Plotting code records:
___

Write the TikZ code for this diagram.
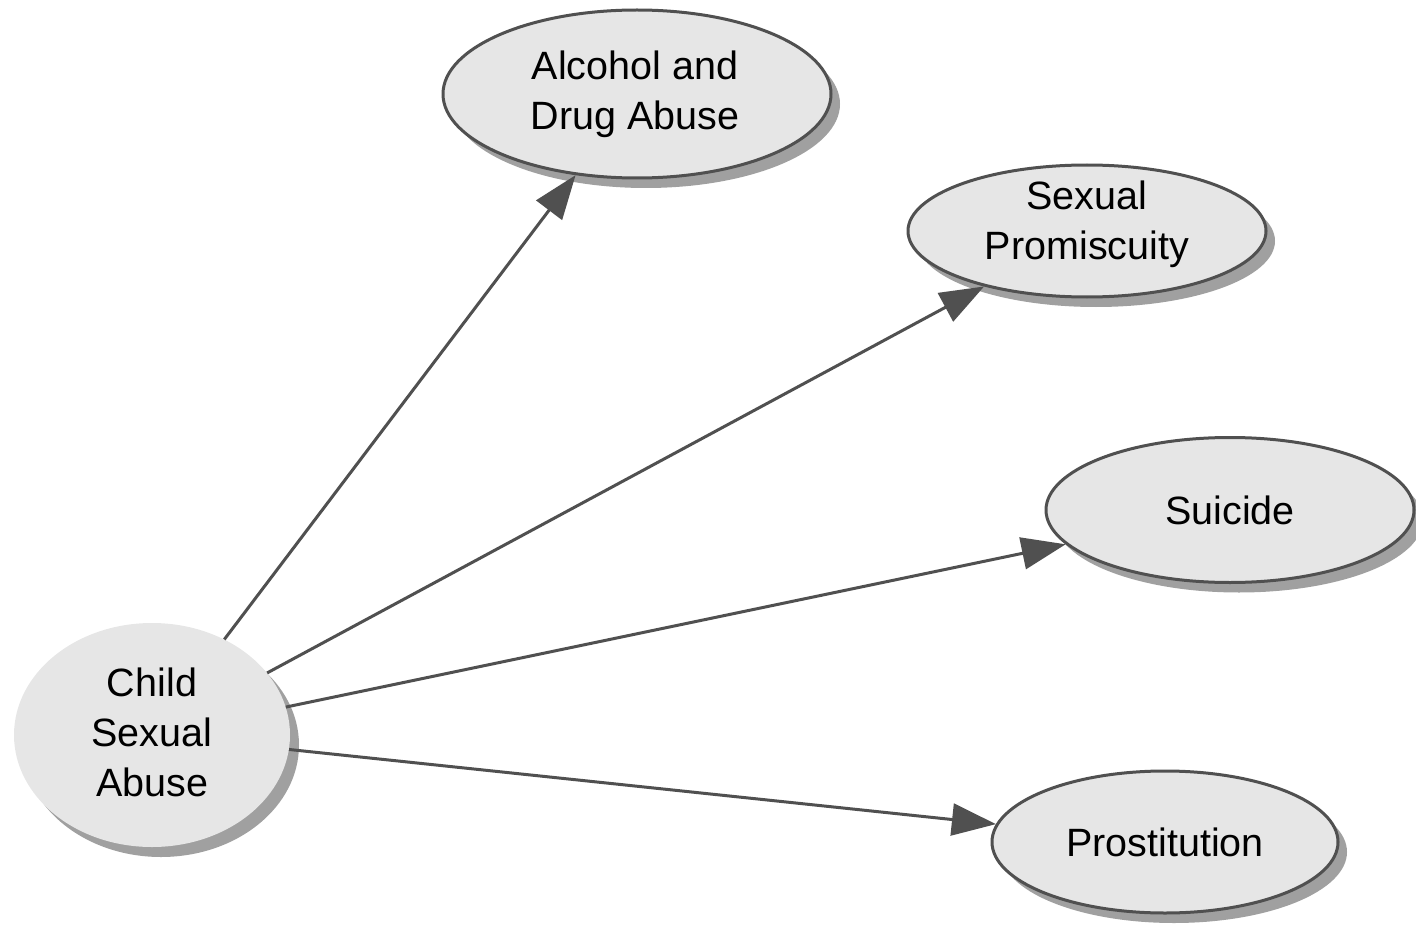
\documentclass[tikz,border=0pt]{standalone}
\usepackage{fontspec}
\setmainfont{Liberation Sans}
\usetikzlibrary{shapes.geometric,arrows.meta,shadows}
\definecolor{edgegray}{HTML}{505050}
\definecolor{nodefill}{HTML}{E6E6E6}
\definecolor{shadowgray}{HTML}{969696}
\begin{document}
\begin{tikzpicture}[x=1pt,y=-1pt,
  bubble/.style={ellipse, fill=nodefill, inner sep=0pt, align=center,
    font=\fontsize{39.5}{50}\selectfont,
    drop shadow={shadow xshift=9pt, shadow yshift=-10pt, fill=shadowgray, opacity=0.9}},
  bordered/.style={bubble, draw=edgegray, line width=3pt},
  txt/.style={align=center, font=\fontsize{39.5}{50}\selectfont, inner sep=0pt},
  link/.style={draw=edgegray, line width=3pt,
    -{Triangle[length=44pt,width=32pt]}, fill=edgegray}]
\useasboundingbox (0,0) rectangle (1416,928);
\node[bubble, minimum width=276pt, minimum height=224pt,
  label={[txt, yshift=3pt]center:Child\\Sexual\\Abuse}] (csa) at (152,735) {};
\node[bordered, minimum width=388pt, minimum height=168pt,
  label={[txt, xshift=-2pt]center:Alcohol and\\Drug Abuse}] (alc) at (637,94) {};
\node[bordered, minimum width=358pt, minimum height=132pt,
  label={[txt, yshift=6.5pt]center:Sexual\\Promiscuity}] (sp) at (1087,231) {};
\node[bordered, minimum width=368pt, minimum height=145pt,
  label={[txt]center:Suicide}] (sui) at (1230,510) {};
\node[bordered, minimum width=346pt, minimum height=142pt,
  label={[txt]center:Prostitution}] (pro) at (1165,842) {};
\draw[link] (csa) -- (alc);
\draw[link] (csa) -- (sp);
\draw[link] (csa) -- (sui);
\draw[link] (csa) -- (pro);
\end{tikzpicture}
\end{document}
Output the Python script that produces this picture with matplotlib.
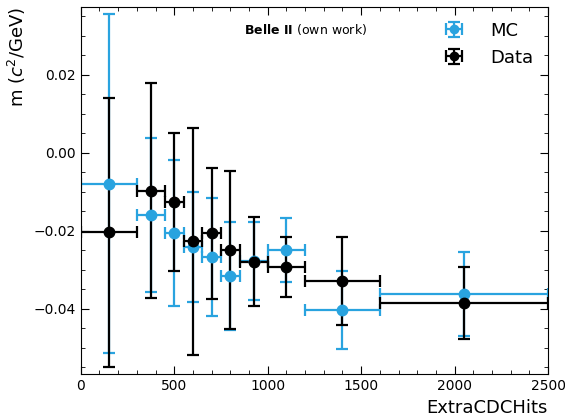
import numpy as np
import matplotlib
matplotlib.use("Agg")
import matplotlib.pyplot as plt
from matplotlib.ticker import AutoMinorLocator
from matplotlib.legend_handler import HandlerErrorbar

# bin edges in ExtraCDCHits
edges = [0, 300, 450, 550, 650, 750, 850, 1000, 1200, 1600, 2500]
centers = [150, 375, 500, 600, 700, 800, 925, 1100, 1400, 2050]

mc_val = [-0.0079, -0.0159, -0.0205, -0.0241, -0.0267, -0.0316, -0.0277, -0.0249, -0.0403, -0.0362]
mc_err = [0.0435, 0.0197, 0.0187, 0.0141, 0.0151, 0.0138, 0.0100, 0.0083, 0.0100, 0.0108]

data_val = [-0.0203, -0.0097, -0.0125, -0.0226, -0.0206, -0.0249, -0.0279, -0.0292, -0.0328, -0.0385]
data_err = [0.0345, 0.0276, 0.0177, 0.0291, 0.0168, 0.0203, 0.0114, 0.0077, 0.0113, 0.0092]

blue = "#29a3df"

e = np.array(edges)
c = np.array(centers)
xerr = [c - e[:-1], e[1:] - c]

fig = plt.figure(figsize=(5.65, 4.18), dpi=100)
ax = fig.add_axes([0.143, 0.105, 0.827, 0.878])

mc = ax.errorbar(c, mc_val, yerr=mc_err, xerr=xerr, fmt="o", color=blue,
                 markersize=7.5, elinewidth=1.6, capsize=4, capthick=1.6, label="MC")
dt = ax.errorbar(c, data_val, yerr=data_err, xerr=xerr, fmt="o", color="black",
                 markersize=7.5, elinewidth=1.6, capsize=4, capthick=1.6, label="Data")

ax.set_xlim(0, 2500)
ax.set_ylim(-0.0567, 0.0374)
ax.set_xticks([0, 500, 1000, 1500, 2000, 2500])
ax.set_yticks([-0.04, -0.02, 0.0, 0.02])
ax.set_yticklabels(["\u22120.04", "\u22120.02", "0.00", "0.02"])
ax.xaxis.set_minor_locator(AutoMinorLocator(5))
ax.yaxis.set_minor_locator(AutoMinorLocator(4))
ax.tick_params(which="both", direction="in", top=True, right=True, labelsize=10)
ax.tick_params(which="major", length=6)
ax.tick_params(which="minor", length=3)

ax.set_xlabel("ExtraCDCHits", fontsize=13, loc="right")
ax.set_ylabel("m ($c^2$/GeV)", fontsize=13, loc="top")

ax.text(0.35, 0.94, r"$\bf{Belle\ II}$ (own work)", transform=ax.transAxes,
        fontsize=9, ha="left", va="center")

hm = {mc: HandlerErrorbar(xerr_size=0.42), dt: HandlerErrorbar(xerr_size=0.42)}
ax.legend(loc="upper right", frameon=False, fontsize=13, handlelength=1.0,
          handletextpad=1.5, markerscale=0.8, handler_map=hm,
          bbox_to_anchor=(1.003, 1.005))

fig.savefig("out.png", dpi=100)
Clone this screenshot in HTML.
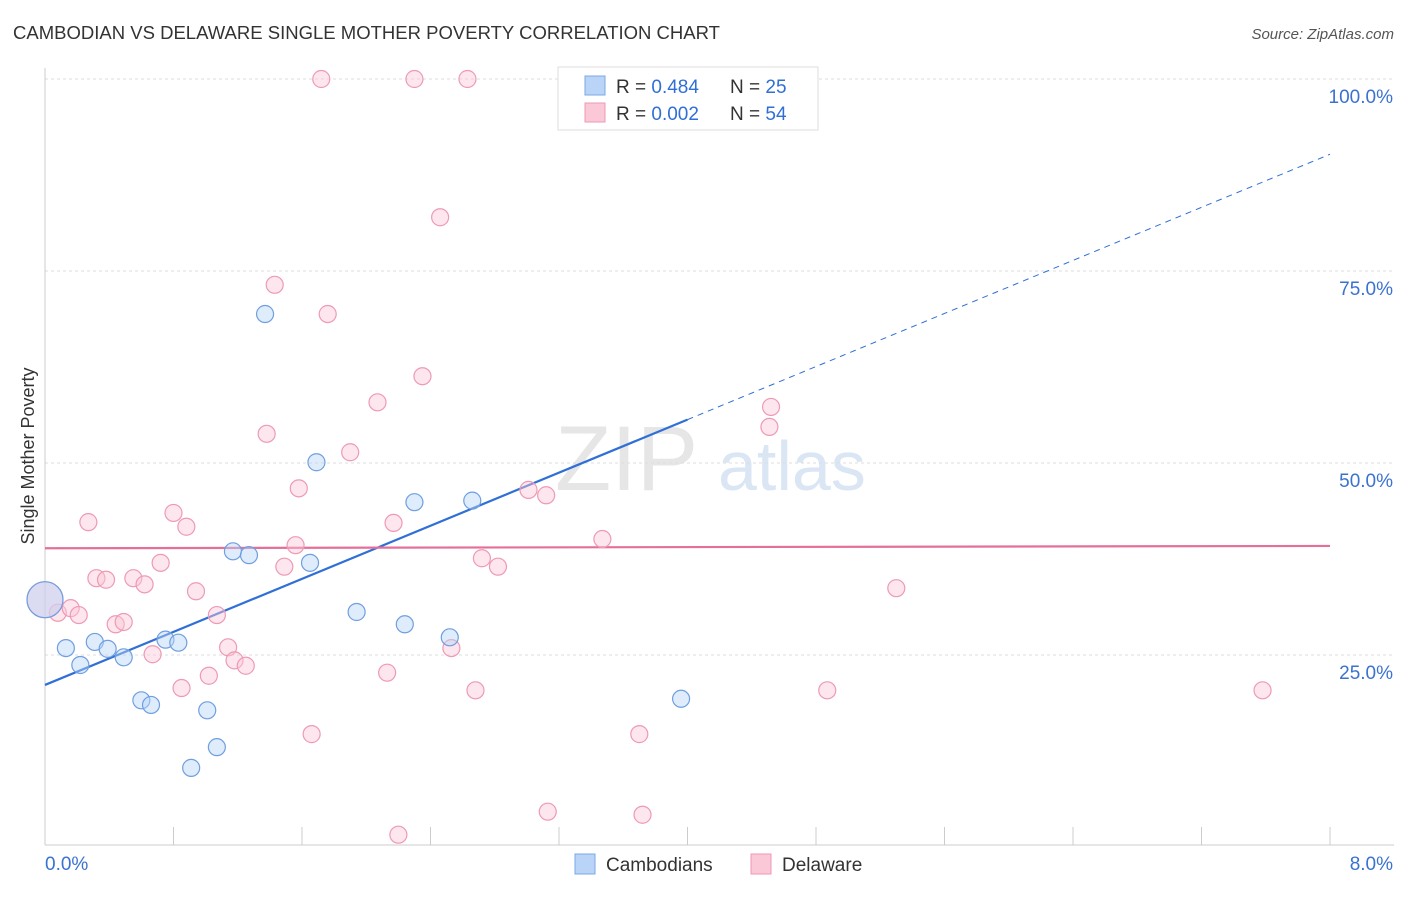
<!DOCTYPE html>
<html><head><meta charset="utf-8"><style>
body{margin:0;background:#fff;font-family:"Liberation Sans",sans-serif}
svg text{font-family:"Liberation Sans",sans-serif}
</style></head><body>
<svg id="chart" width="1406" height="892" xmlns="http://www.w3.org/2000/svg">
<text x="13" y="39" font-size="18" fill="#333" textLength="707" lengthAdjust="spacingAndGlyphs">CAMBODIAN VS DELAWARE SINGLE MOTHER POVERTY CORRELATION CHART</text>
<text x="1394" y="39" font-size="15" fill="#555" text-anchor="end" font-style="italic">Source: ZipAtlas.com</text>
<text x="555" y="490" font-size="92" fill="#e6e6e6" font-family="Liberation Serif">ZIP</text>
<text x="718" y="490" font-size="70" fill="#dbe6f5">atlas</text>
<text transform="translate(34,456) rotate(-90)" font-size="18" fill="#333" text-anchor="middle">Single Mother Poverty</text>
<g id="grid"></g><g id="axes"></g><g id="trends"></g><g id="points"></g>
<g>
<rect x="558" y="67" width="260" height="63" fill="#fff" stroke="#ddd"/>
<rect x="585" y="76" width="20" height="19" fill="#b9d4f7" stroke="#7aa7e6"/>
<rect x="585" y="103" width="20" height="19" fill="#fac8d7" stroke="#ee9ab4"/>
<text x="616" y="93" font-size="19" fill="#333">R = <tspan fill="#2f6fd6">0.484</tspan></text>
<text x="730" y="93" font-size="19" fill="#333">N = <tspan fill="#2f6fd6">25</tspan></text>
<text x="616" y="120" font-size="19" fill="#333">R = <tspan fill="#2f6fd6">0.002</tspan></text>
<text x="730" y="120" font-size="19" fill="#333">N = <tspan fill="#2f6fd6">54</tspan></text>
</g>
<g>
<rect x="575" y="854" width="20" height="20" fill="#b9d4f7" stroke="#7aa7e6"/>
<text x="606" y="871" font-size="19" fill="#333">Cambodians</text>
<rect x="751" y="854" width="20" height="20" fill="#fac8d7" stroke="#ee9ab4"/>
<text x="782" y="871" font-size="19" fill="#333">Delaware</text>
</g>
</svg>
<script>
const yTicks=[25,50,75,100];
const yTickLabels=["25.0%","50.0%","75.0%","100.0%"];
const xTicks=[0,0.8,1.6,2.4,3.2,4.0,4.8,5.6,6.4,7.2,8.0];
const blueX=[0,0.13,0.22,0.31,0.39,0.49,0.60,0.66,0.75,0.83,0.91,1.01,1.07,1.17,1.27,1.37,1.65,1.69,1.94,2.24,2.30,2.52,2.66,3.72,3.96];
const blueY=[32.2,25.9,23.7,26.7,25.8,24.7,19.1,18.5,27.0,26.6,10.3,17.8,13.0,38.5,38.0,69.4,37.0,50.1,30.6,29.0,44.9,27.3,45.1,100,19.3];
const pinkX=[1.72,2.30,2.63,2.46,1.43,1.76,2.35,2.07,1.38,1.90,1.58,0.27,0.80,0.88,2.17,3.01,3.12,4.52,4.51,3.47,1.56,2.72,2.82,1.49,0.72,0.32,0.38,0.55,0.62,0.94,0.08,0.16,0.21,1.07,0.44,0.49,1.14,0.67,1.18,1.25,1.02,2.13,0.85,2.68,4.87,7.58,5.30,1.66,3.70,2.53,3.13,3.72,2.20,0];
const pinkY=[100,100,100,82.0,73.2,69.4,61.3,57.9,53.8,51.4,46.7,42.3,43.5,41.7,42.2,46.5,45.8,57.3,54.7,40.1,39.3,37.6,36.5,36.5,37.0,35.0,34.8,35.0,34.2,33.3,30.5,31.1,30.2,30.2,29.0,29.3,26.0,25.1,24.3,23.6,22.3,22.7,20.7,20.4,20.4,20.4,33.7,14.7,14.7,25.9,4.6,4.2,1.6,32.2];
const blueTrend=[21.1,90.2];
const pinkTrend=[38.9,39.2];
const blueSolidEnd=4.0;
const NS="http://www.w3.org/2000/svg";
const sx=v=>45+v/8*1285, sy=v=>847-v*7.68;
function mk(tag,attrs,parent){const e=document.createElementNS(NS,tag);for(const k in attrs)e.setAttribute(k,attrs[k]);document.getElementById(parent).appendChild(e);return e;}
yTicks.forEach((t,i)=>{
 const l=mk('line',{x1:45,x2:1394,y1:sy(t),y2:sy(t),stroke:'#ddd','stroke-dasharray':'3,3'},'grid');
 
 
 const tx=mk('text',{x:1393,y:sy(t)+24,'font-size':19,fill:'#3a72d0','text-anchor':'end'},'grid');
 tx.textContent=yTickLabels[i];
 
 
});
const ax=mk('line',{x1:45,x2:45,y1:68,y2:845,stroke:'#ccc'},'axes');


const bx=mk('line',{x1:45,x2:1394,y1:845,y2:845,stroke:'#ccc'},'axes');


xTicks.forEach(t=>{const l=mk('line',{x1:sx(t),x2:sx(t),y1:827,y2:845,stroke:'#ccc'},'axes');
 
 });
const x0=mk('text',{x:45,y:870,'font-size':19,fill:'#3a72d0'},'axes');x0.textContent='0.0%';


const x1=mk('text',{x:1393,y:870,'font-size':19,fill:'#3a72d0','text-anchor':'end'},'axes');x1.textContent='8.0%';


function pts(X,Y,fill,stroke,name){X.forEach((x,i)=>{const big=(x===0);
 const c=mk('circle',{cx:sx(x),cy:sy(Y[i]),r:big?18:8.5,fill:fill,'fill-opacity':big?0.5:0.45,stroke:stroke,'stroke-width':1.2},'points');
 
 });}
pts(pinkX,pinkY,'#fac8d7','#ee9ab4','delaware-point');
pts(blueX,blueY,'#b9d4f7','#6f9fe0','cambodian-point');
const bAt=v=>blueTrend[0]+(blueTrend[1]-blueTrend[0])*v/8;
const t1=mk('line',{x1:sx(0),y1:sy(bAt(0)),x2:sx(blueSolidEnd),y2:sy(bAt(blueSolidEnd)),stroke:'#2f6fd6','stroke-width':2.2},'trends');


const t2=mk('line',{x1:sx(blueSolidEnd),y1:sy(bAt(blueSolidEnd)),x2:sx(8),y2:sy(bAt(8)),stroke:'#2f6fd6','stroke-width':1,'stroke-dasharray':'6,5'},'trends');


const t3=mk('line',{x1:sx(0),y1:sy(pinkTrend[0]),x2:sx(8),y2:sy(pinkTrend[1]),stroke:'#e4709a','stroke-width':2.2},'trends');


</script>
</body></html>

___

▶ Problem statement
What's needed is an exact copy of the records above from the line containing "Output the Python" down to the line containing "ax = fig.add_axes([0.143, 0.105, 0.827, 0.878])", both included, without any pictures.

▶ Exercise response
Output the Python script that produces this picture with matplotlib.
import numpy as np
import matplotlib
matplotlib.use("Agg")
import matplotlib.pyplot as plt
from matplotlib.ticker import AutoMinorLocator
from matplotlib.legend_handler import HandlerErrorbar

# bin edges in ExtraCDCHits
edges = [0, 300, 450, 550, 650, 750, 850, 1000, 1200, 1600, 2500]
centers = [150, 375, 500, 600, 700, 800, 925, 1100, 1400, 2050]

mc_val = [-0.0079, -0.0159, -0.0205, -0.0241, -0.0267, -0.0316, -0.0277, -0.0249, -0.0403, -0.0362]
mc_err = [0.0435, 0.0197, 0.0187, 0.0141, 0.0151, 0.0138, 0.0100, 0.0083, 0.0100, 0.0108]

data_val = [-0.0203, -0.0097, -0.0125, -0.0226, -0.0206, -0.0249, -0.0279, -0.0292, -0.0328, -0.0385]
data_err = [0.0345, 0.0276, 0.0177, 0.0291, 0.0168, 0.0203, 0.0114, 0.0077, 0.0113, 0.0092]

blue = "#29a3df"

e = np.array(edges)
c = np.array(centers)
xerr = [c - e[:-1], e[1:] - c]

fig = plt.figure(figsize=(5.65, 4.18), dpi=100)
ax = fig.add_axes([0.143, 0.105, 0.827, 0.878])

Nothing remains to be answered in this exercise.